-- WHAT YOU NEED TO DO --
Leave out the pictures and repeat every record exactly.

-- Charts and diagrams as code --
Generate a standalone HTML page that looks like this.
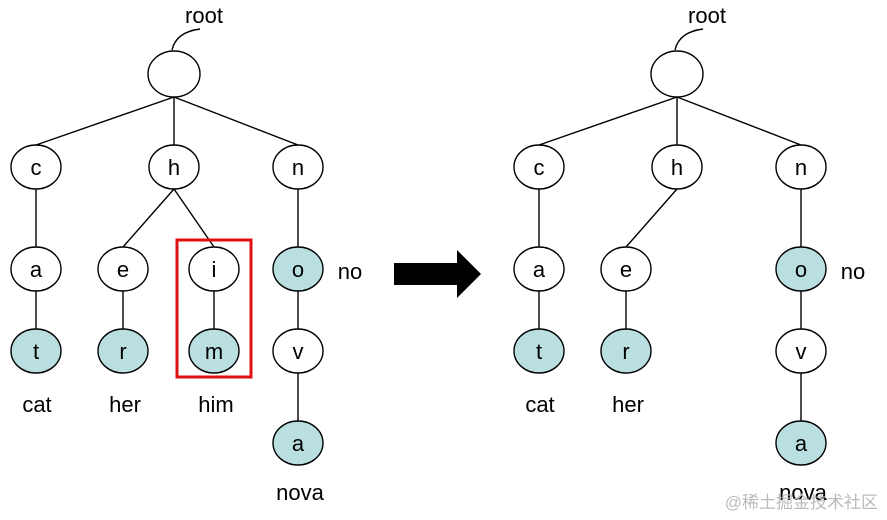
<!DOCTYPE html>
<html><head><meta charset="utf-8"><style>html,body{margin:0;padding:0;background:#fff}svg{display:block}text{font-family:"Liberation Sans",Arial,sans-serif;font-size:22px;fill:#000}</style></head><body>
<svg width="887" height="520" viewBox="0 0 887 520" xmlns="http://www.w3.org/2000/svg">
<defs>
<g id="common" stroke="#000" stroke-width="1.4" fill="none">
</g>
</defs>
<g id="L">
  <g stroke="#000" stroke-width="1.4" fill="none">
    <path d="M172,50 Q176,32 200,29"/>
    <line x1="174" y1="97" x2="36" y2="145"/>
    <line x1="174" y1="97" x2="174" y2="145"/>
    <line x1="174" y1="97" x2="298" y2="145"/>
    <line x1="36" y1="189" x2="36" y2="247"/>
    <line x1="298" y1="189" x2="298" y2="247"/>
    <line x1="36" y1="291" x2="36" y2="329"/>
    <line x1="123" y1="291" x2="123" y2="329"/>
    <line x1="298" y1="291" x2="298" y2="329"/>
    <line x1="298" y1="373" x2="298" y2="421"/>
    <ellipse cx="174" cy="74" rx="26" ry="23" fill="#fff"/>
    <ellipse cx="36" cy="167" rx="25" ry="22" fill="#fff"/>
    <ellipse cx="174" cy="167" rx="25" ry="22" fill="#fff"/>
    <ellipse cx="298" cy="167" rx="25" ry="22" fill="#fff"/>
    <ellipse cx="36" cy="269" rx="25" ry="22" fill="#fff"/>
    <ellipse cx="123" cy="269" rx="25" ry="22" fill="#fff"/>
    <ellipse cx="298" cy="269" rx="25" ry="22" fill="#b9dfe0"/>
    <ellipse cx="36" cy="351" rx="25" ry="22" fill="#b9dfe0"/>
    <ellipse cx="123" cy="351" rx="25" ry="22" fill="#b9dfe0"/>
    <ellipse cx="298" cy="351" rx="25" ry="22" fill="#fff"/>
    <ellipse cx="298" cy="443" rx="25" ry="22" fill="#b9dfe0"/>
  </g>
  <g text-anchor="middle">
    <text x="204" y="23">root</text>
    <text x="36" y="175">c</text>
    <text x="174" y="175">h</text>
    <text x="298" y="175">n</text>
    <text x="36" y="277">a</text>
    <text x="123" y="277">e</text>
    <text x="298" y="277">o</text>
    <text x="36" y="359">t</text>
    <text x="123" y="359">r</text>
    <text x="298" y="359">v</text>
    <text x="298" y="451">a</text>
    <text x="37" y="412">cat</text>
    <text x="125" y="412">her</text>
    <text x="300" y="500">nova</text>
    <text x="350" y="279">no</text>
  </g>
</g>
<g stroke="#000" stroke-width="1.4" fill="none">
  <line x1="174" y1="189" x2="123" y2="247"/>
  <line x1="174" y1="189" x2="214" y2="247"/>
  <line x1="214" y1="291" x2="214" y2="329"/>
  <ellipse cx="214" cy="269" rx="25" ry="22" fill="#fff"/>
  <ellipse cx="214" cy="351" rx="25" ry="22" fill="#b9dfe0"/>
</g>
<text x="214" y="277" text-anchor="middle">i</text>
<text x="214" y="359" text-anchor="middle">m</text>
<text x="216" y="412" text-anchor="middle">him</text>
<rect x="177" y="240" width="74" height="137" fill="none" stroke="#e01010" stroke-width="3"/>
<polygon points="394,263 457,263 457,250 481,274 457,298 457,285 394,285" fill="#000"/>
<use href="#L" transform="translate(503,0)"/>
<line x1="677" y1="189" x2="626" y2="247" stroke="#000" stroke-width="1.4"/>
<text x="878" y="508" text-anchor="end" style="font-size:17px;fill:#bbb">@稀土掘金技术社区</text>
</svg>
</body></html>
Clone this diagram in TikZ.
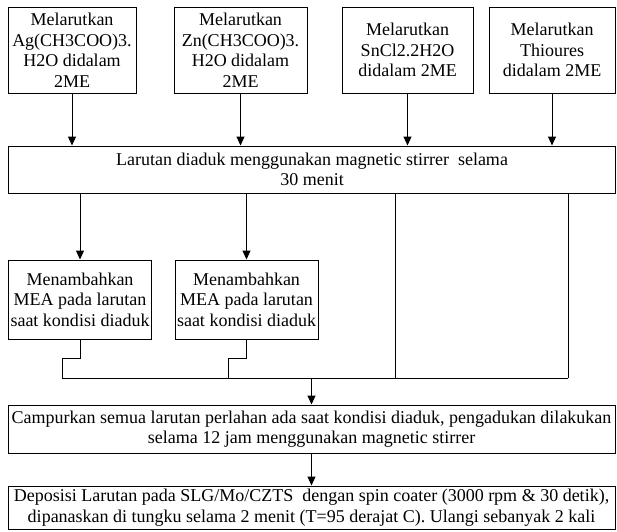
\documentclass[tikz,border=0pt]{standalone}
\usepackage{fontspec}
\setmainfont{Liberation Serif}
\usetikzlibrary{arrows.meta}
\begin{document}
\begin{tikzpicture}[x=1pt,y=-1pt,line width=1pt,>={Triangle[length=9pt,width=8pt]}]
\tikzstyle{kotak}=[draw, align=center, inner sep=0pt, font=\fontsize{18}{20.5}\selectfont]
\tikzstyle{atas}=[kotak, minimum height=86pt]
\tikzstyle{lebar}=[kotak, minimum width=607pt]
\tikzstyle{mea}=[kotak, minimum width=143pt, minimum height=79pt]
\useasboundingbox (0,0) rectangle (617,531);
\node[atas,minimum width=128pt] (ag) at (72,50) {Melarutkan\\Ag(CH3COO)3.\\H2O didalam\\2ME};
\node[atas,minimum width=133pt] (zn) at (240.5,50) {Melarutkan\\Zn(CH3COO)3.\\H2O didalam\\2ME};
\node[atas,minimum width=131pt] (sn) at (407.5,50) {Melarutkan\\SnCl2.2H2O\\didalam 2ME};
\node[atas,minimum width=126pt] (tu) at (552,50) {Melarutkan\\Thioures\\didalam 2ME};
\node[lebar,minimum height=47pt] (aduk) at (312,169.5) {Larutan diaduk menggunakan magnetic stirrer~ selama\\30 menit};
\node[mea] (mea1) at (80,299.5) {Menambahkan\\MEA pada larutan\\saat kondisi diaduk};
\node[mea] (mea2) at (246.5,299.5) {Menambahkan\\MEA pada larutan\\saat kondisi diaduk};
\node[lebar,minimum height=48pt] (campur) at (311.5,429) {Campurkan semua larutan perlahan ada saat kondisi diaduk, pengadukan dilakukan\\selama 12 jam menggunakan magnetic stirrer};
\node[lebar,minimum height=43pt] (depo) at (311.5,507.5) {Deposisi Larutan pada SLG/Mo/CZTS~ dengan spin coater (3000 rpm \& 30 detik),\\dipanaskan di tungku selama 2 menit (T=95 derajat C). Ulangi sebanyak 2 kali};
\coordinate (b1) at (62,378);
\coordinate (b2) at (228,378);
\coordinate (b3) at (395,378);
\coordinate (b4) at (568,378);
\coordinate (tengah) at (campur.north |- b1);
\draw[->] (ag) -- (ag |- aduk.north);
\draw[->] (zn) -- (zn |- aduk.north);
\draw[->] (sn) -- (sn |- aduk.north);
\draw[->] (tu) -- (tu |- aduk.north);
\draw[->] (mea1 |- aduk.south) -- (mea1);
\draw[->] (mea2 |- aduk.south) -- (mea2);
\draw (mea1.south) -- ++(0,19) -| (b1);
\draw (mea2.south) -- ++(0,19) -| (b2);
\draw (b3 |- aduk.south) -- (b3);
\draw (b4 |- aduk.south) -- (b4);
\draw (b1) -- (b4);
\draw[->] (tengah) -- (campur);
\draw[->] (campur) -- (depo);
\end{tikzpicture}
\end{document}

-- FULL SOLUTION --
Generate a standalone HTML page that looks like this.
<!DOCTYPE html>
<html><head><meta charset="utf-8"><style>html,body{margin:0;padding:0;background:#fff}svg{display:block}text{font-family:"Liberation Sans",Arial,sans-serif;font-size:22px;fill:#000}</style></head><body>
<svg width="887" height="520" viewBox="0 0 887 520" xmlns="http://www.w3.org/2000/svg">
<defs>
<g id="common" stroke="#000" stroke-width="1.4" fill="none">
</g>
</defs>
<g id="L">
  <g stroke="#000" stroke-width="1.4" fill="none">
    <path d="M172,50 Q176,32 200,29"/>
    <line x1="174" y1="97" x2="36" y2="145"/>
    <line x1="174" y1="97" x2="174" y2="145"/>
    <line x1="174" y1="97" x2="298" y2="145"/>
    <line x1="36" y1="189" x2="36" y2="247"/>
    <line x1="298" y1="189" x2="298" y2="247"/>
    <line x1="36" y1="291" x2="36" y2="329"/>
    <line x1="123" y1="291" x2="123" y2="329"/>
    <line x1="298" y1="291" x2="298" y2="329"/>
    <line x1="298" y1="373" x2="298" y2="421"/>
    <ellipse cx="174" cy="74" rx="26" ry="23" fill="#fff"/>
    <ellipse cx="36" cy="167" rx="25" ry="22" fill="#fff"/>
    <ellipse cx="174" cy="167" rx="25" ry="22" fill="#fff"/>
    <ellipse cx="298" cy="167" rx="25" ry="22" fill="#fff"/>
    <ellipse cx="36" cy="269" rx="25" ry="22" fill="#fff"/>
    <ellipse cx="123" cy="269" rx="25" ry="22" fill="#fff"/>
    <ellipse cx="298" cy="269" rx="25" ry="22" fill="#b9dfe0"/>
    <ellipse cx="36" cy="351" rx="25" ry="22" fill="#b9dfe0"/>
    <ellipse cx="123" cy="351" rx="25" ry="22" fill="#b9dfe0"/>
    <ellipse cx="298" cy="351" rx="25" ry="22" fill="#fff"/>
    <ellipse cx="298" cy="443" rx="25" ry="22" fill="#b9dfe0"/>
  </g>
  <g text-anchor="middle">
    <text x="204" y="23">root</text>
    <text x="36" y="175">c</text>
    <text x="174" y="175">h</text>
    <text x="298" y="175">n</text>
    <text x="36" y="277">a</text>
    <text x="123" y="277">e</text>
    <text x="298" y="277">o</text>
    <text x="36" y="359">t</text>
    <text x="123" y="359">r</text>
    <text x="298" y="359">v</text>
    <text x="298" y="451">a</text>
    <text x="37" y="412">cat</text>
    <text x="125" y="412">her</text>
    <text x="300" y="500">nova</text>
    <text x="350" y="279">no</text>
  </g>
</g>
<g stroke="#000" stroke-width="1.4" fill="none">
  <line x1="174" y1="189" x2="123" y2="247"/>
  <line x1="174" y1="189" x2="214" y2="247"/>
  <line x1="214" y1="291" x2="214" y2="329"/>
  <ellipse cx="214" cy="269" rx="25" ry="22" fill="#fff"/>
  <ellipse cx="214" cy="351" rx="25" ry="22" fill="#b9dfe0"/>
</g>
<text x="214" y="277" text-anchor="middle">i</text>
<text x="214" y="359" text-anchor="middle">m</text>
<text x="216" y="412" text-anchor="middle">him</text>
<rect x="177" y="240" width="74" height="137" fill="none" stroke="#e01010" stroke-width="3"/>
<polygon points="394,263 457,263 457,250 481,274 457,298 457,285 394,285" fill="#000"/>
<use href="#L" transform="translate(503,0)"/>
<line x1="677" y1="189" x2="626" y2="247" stroke="#000" stroke-width="1.4"/>
<text x="878" y="508" text-anchor="end" style="font-size:17px;fill:#bbb">@稀土掘金技术社区</text>
</svg>
</body></html>
Clone this diagram in TikZ.
\documentclass[tikz,border=0pt]{standalone}
\usepackage{fontspec}
\setmainfont{Liberation Serif}
\usetikzlibrary{arrows.meta}
\begin{document}
\begin{tikzpicture}[x=1pt,y=-1pt,line width=1pt,>={Triangle[length=9pt,width=8pt]}]
\tikzstyle{kotak}=[draw, align=center, inner sep=0pt, font=\fontsize{18}{20.5}\selectfont]
\tikzstyle{atas}=[kotak, minimum height=86pt]
\tikzstyle{lebar}=[kotak, minimum width=607pt]
\tikzstyle{mea}=[kotak, minimum width=143pt, minimum height=79pt]
\useasboundingbox (0,0) rectangle (617,531);
\node[atas,minimum width=128pt] (ag) at (72,50) {Melarutkan\\Ag(CH3COO)3.\\H2O didalam\\2ME};
\node[atas,minimum width=133pt] (zn) at (240.5,50) {Melarutkan\\Zn(CH3COO)3.\\H2O didalam\\2ME};
\node[atas,minimum width=131pt] (sn) at (407.5,50) {Melarutkan\\SnCl2.2H2O\\didalam 2ME};
\node[atas,minimum width=126pt] (tu) at (552,50) {Melarutkan\\Thioures\\didalam 2ME};
\node[lebar,minimum height=47pt] (aduk) at (312,169.5) {Larutan diaduk menggunakan magnetic stirrer~ selama\\30 menit};
\node[mea] (mea1) at (80,299.5) {Menambahkan\\MEA pada larutan\\saat kondisi diaduk};
\node[mea] (mea2) at (246.5,299.5) {Menambahkan\\MEA pada larutan\\saat kondisi diaduk};
\node[lebar,minimum height=48pt] (campur) at (311.5,429) {Campurkan semua larutan perlahan ada saat kondisi diaduk, pengadukan dilakukan\\selama 12 jam menggunakan magnetic stirrer};
\node[lebar,minimum height=43pt] (depo) at (311.5,507.5) {Deposisi Larutan pada SLG/Mo/CZTS~ dengan spin coater (3000 rpm \& 30 detik),\\dipanaskan di tungku selama 2 menit (T=95 derajat C). Ulangi sebanyak 2 kali};
\coordinate (b1) at (62,378);
\coordinate (b2) at (228,378);
\coordinate (b3) at (395,378);
\coordinate (b4) at (568,378);
\coordinate (tengah) at (campur.north |- b1);
\draw[->] (ag) -- (ag |- aduk.north);
\draw[->] (zn) -- (zn |- aduk.north);
\draw[->] (sn) -- (sn |- aduk.north);
\draw[->] (tu) -- (tu |- aduk.north);
\draw[->] (mea1 |- aduk.south) -- (mea1);
\draw[->] (mea2 |- aduk.south) -- (mea2);
\draw (mea1.south) -- ++(0,19) -| (b1);
\draw (mea2.south) -- ++(0,19) -| (b2);
\draw (b3 |- aduk.south) -- (b3);
\draw (b4 |- aduk.south) -- (b4);
\draw (b1) -- (b4);
\draw[->] (tengah) -- (campur);
\draw[->] (campur) -- (depo);
\end{tikzpicture}
\end{document}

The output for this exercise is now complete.